WRITTEN REQUEST: Look through the material below. Copy every line with the string "Write" in it.

** Start of DATA ENTRIES **

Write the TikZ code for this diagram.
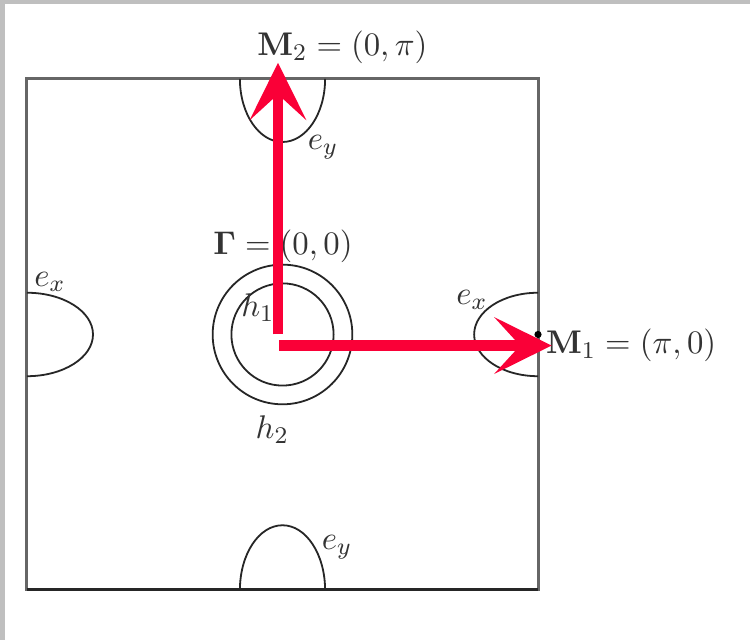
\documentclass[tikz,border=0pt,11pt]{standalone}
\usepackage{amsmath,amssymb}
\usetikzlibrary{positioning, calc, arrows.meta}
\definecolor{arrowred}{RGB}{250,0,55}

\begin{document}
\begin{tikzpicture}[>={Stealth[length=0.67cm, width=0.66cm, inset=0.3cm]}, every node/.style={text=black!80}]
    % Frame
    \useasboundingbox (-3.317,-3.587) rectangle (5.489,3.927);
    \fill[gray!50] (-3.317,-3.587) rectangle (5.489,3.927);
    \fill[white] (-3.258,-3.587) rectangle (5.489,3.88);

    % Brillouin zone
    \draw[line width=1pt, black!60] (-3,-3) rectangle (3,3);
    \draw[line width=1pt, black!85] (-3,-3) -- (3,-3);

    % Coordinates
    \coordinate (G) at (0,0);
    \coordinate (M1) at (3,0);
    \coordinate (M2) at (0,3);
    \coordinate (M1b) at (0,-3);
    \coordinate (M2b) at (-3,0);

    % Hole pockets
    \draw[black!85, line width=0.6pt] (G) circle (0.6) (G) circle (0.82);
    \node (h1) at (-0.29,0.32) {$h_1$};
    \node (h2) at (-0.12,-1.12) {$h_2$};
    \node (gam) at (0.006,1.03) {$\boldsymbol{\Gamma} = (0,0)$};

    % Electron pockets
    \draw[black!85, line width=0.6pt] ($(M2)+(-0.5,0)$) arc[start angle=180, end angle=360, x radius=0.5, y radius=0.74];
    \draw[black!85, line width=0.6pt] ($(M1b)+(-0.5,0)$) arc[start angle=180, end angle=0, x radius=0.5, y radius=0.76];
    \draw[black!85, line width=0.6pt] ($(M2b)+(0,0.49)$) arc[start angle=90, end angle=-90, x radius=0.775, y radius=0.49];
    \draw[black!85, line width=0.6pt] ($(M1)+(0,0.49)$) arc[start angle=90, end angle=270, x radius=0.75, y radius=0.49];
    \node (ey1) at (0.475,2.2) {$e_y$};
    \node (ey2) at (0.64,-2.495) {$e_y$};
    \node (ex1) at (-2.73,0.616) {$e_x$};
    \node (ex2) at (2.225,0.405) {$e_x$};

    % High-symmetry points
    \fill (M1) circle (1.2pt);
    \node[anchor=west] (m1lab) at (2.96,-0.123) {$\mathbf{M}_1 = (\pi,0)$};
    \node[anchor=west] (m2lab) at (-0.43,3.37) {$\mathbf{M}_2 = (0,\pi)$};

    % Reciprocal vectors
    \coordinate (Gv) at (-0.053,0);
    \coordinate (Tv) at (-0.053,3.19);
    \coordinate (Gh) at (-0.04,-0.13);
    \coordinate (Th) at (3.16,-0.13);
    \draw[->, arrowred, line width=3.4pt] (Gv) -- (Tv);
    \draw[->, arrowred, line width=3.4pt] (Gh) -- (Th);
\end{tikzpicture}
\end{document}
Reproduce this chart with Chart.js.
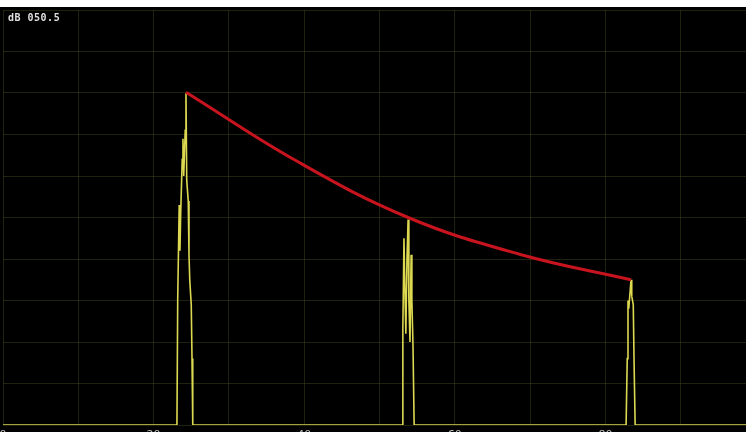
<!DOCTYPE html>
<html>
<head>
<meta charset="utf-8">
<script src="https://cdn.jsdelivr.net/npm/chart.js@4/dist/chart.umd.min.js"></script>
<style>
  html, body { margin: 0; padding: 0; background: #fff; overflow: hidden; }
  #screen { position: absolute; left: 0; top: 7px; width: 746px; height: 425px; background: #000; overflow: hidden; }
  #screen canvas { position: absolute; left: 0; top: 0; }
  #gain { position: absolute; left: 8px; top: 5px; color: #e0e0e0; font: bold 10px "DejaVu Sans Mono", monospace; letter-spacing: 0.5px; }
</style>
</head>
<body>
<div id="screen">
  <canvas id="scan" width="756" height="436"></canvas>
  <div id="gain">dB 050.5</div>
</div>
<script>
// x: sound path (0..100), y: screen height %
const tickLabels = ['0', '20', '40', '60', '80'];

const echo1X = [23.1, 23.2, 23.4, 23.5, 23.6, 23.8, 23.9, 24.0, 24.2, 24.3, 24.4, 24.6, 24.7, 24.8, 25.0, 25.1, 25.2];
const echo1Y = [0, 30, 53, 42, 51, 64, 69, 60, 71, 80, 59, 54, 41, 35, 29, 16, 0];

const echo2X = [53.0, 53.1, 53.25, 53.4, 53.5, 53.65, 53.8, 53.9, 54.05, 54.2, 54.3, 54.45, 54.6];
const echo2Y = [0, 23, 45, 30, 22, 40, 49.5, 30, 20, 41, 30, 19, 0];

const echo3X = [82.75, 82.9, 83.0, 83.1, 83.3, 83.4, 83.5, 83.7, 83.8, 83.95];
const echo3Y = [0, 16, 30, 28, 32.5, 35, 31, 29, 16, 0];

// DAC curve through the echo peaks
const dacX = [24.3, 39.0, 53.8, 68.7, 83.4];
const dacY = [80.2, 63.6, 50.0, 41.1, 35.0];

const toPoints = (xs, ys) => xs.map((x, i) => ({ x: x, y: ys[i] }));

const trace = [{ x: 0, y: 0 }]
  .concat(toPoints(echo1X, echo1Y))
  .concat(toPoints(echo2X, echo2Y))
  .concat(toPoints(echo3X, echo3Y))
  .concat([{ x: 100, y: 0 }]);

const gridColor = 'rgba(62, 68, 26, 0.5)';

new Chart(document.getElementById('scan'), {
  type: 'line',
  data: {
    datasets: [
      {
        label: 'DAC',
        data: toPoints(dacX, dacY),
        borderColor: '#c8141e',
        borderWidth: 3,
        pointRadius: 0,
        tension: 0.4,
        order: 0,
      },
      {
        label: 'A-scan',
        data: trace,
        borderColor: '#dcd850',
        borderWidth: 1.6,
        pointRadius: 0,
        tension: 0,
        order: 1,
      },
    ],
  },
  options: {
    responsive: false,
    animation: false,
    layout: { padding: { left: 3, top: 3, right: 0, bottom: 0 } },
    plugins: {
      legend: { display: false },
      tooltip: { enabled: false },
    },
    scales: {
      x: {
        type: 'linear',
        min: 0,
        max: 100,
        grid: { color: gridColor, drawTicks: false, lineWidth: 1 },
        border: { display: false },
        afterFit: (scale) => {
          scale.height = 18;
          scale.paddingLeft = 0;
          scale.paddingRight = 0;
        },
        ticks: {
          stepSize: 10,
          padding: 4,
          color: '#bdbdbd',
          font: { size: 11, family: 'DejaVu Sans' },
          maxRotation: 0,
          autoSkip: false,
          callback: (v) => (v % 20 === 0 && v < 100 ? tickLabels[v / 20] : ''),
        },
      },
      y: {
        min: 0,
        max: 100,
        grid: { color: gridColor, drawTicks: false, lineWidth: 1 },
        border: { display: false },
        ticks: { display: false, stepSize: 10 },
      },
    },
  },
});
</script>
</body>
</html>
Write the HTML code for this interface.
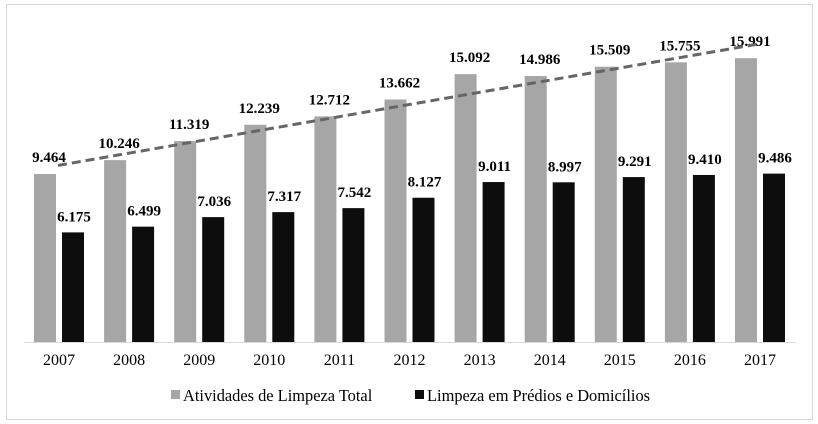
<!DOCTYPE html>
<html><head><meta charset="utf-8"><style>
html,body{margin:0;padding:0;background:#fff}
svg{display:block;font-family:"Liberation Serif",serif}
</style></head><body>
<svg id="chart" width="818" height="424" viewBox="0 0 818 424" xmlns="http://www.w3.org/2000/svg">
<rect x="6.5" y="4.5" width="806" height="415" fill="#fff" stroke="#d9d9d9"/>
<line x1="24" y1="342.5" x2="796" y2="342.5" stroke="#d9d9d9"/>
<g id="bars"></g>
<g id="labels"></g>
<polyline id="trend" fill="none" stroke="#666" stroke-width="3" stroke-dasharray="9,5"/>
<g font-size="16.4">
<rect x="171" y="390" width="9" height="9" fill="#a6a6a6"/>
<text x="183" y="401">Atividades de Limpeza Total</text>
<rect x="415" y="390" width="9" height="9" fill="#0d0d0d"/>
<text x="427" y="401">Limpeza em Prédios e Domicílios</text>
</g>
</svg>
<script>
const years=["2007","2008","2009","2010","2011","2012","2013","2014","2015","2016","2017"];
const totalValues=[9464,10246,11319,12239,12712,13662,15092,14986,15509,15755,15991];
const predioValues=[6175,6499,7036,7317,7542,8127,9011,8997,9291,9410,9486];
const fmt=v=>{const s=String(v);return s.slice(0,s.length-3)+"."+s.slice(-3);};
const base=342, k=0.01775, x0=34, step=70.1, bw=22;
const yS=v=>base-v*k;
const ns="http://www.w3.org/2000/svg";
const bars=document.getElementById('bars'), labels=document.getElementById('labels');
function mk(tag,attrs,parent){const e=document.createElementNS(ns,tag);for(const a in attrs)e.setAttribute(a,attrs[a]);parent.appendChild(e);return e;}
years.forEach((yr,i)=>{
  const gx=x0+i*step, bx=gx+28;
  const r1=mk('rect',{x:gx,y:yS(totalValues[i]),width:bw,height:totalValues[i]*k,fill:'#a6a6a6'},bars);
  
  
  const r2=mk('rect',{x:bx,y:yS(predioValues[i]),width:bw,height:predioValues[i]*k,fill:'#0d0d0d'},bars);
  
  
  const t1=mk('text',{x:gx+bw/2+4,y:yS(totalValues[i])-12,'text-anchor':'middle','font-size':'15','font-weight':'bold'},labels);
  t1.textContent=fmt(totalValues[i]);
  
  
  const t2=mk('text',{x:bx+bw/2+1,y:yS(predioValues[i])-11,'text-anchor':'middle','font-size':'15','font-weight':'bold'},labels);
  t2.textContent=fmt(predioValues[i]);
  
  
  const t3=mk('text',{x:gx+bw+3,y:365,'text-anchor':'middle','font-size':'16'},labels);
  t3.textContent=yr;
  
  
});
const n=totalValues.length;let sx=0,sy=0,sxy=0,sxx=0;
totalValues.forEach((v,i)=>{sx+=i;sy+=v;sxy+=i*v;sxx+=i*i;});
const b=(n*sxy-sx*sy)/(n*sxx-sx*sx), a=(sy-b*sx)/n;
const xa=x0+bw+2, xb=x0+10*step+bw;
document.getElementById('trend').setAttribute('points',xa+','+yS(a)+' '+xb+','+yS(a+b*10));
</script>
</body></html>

** End of DATA ENTRIES **

CORRECT RESPONSE:
Write the TikZ code for this diagram.
Write the HTML code for this interface.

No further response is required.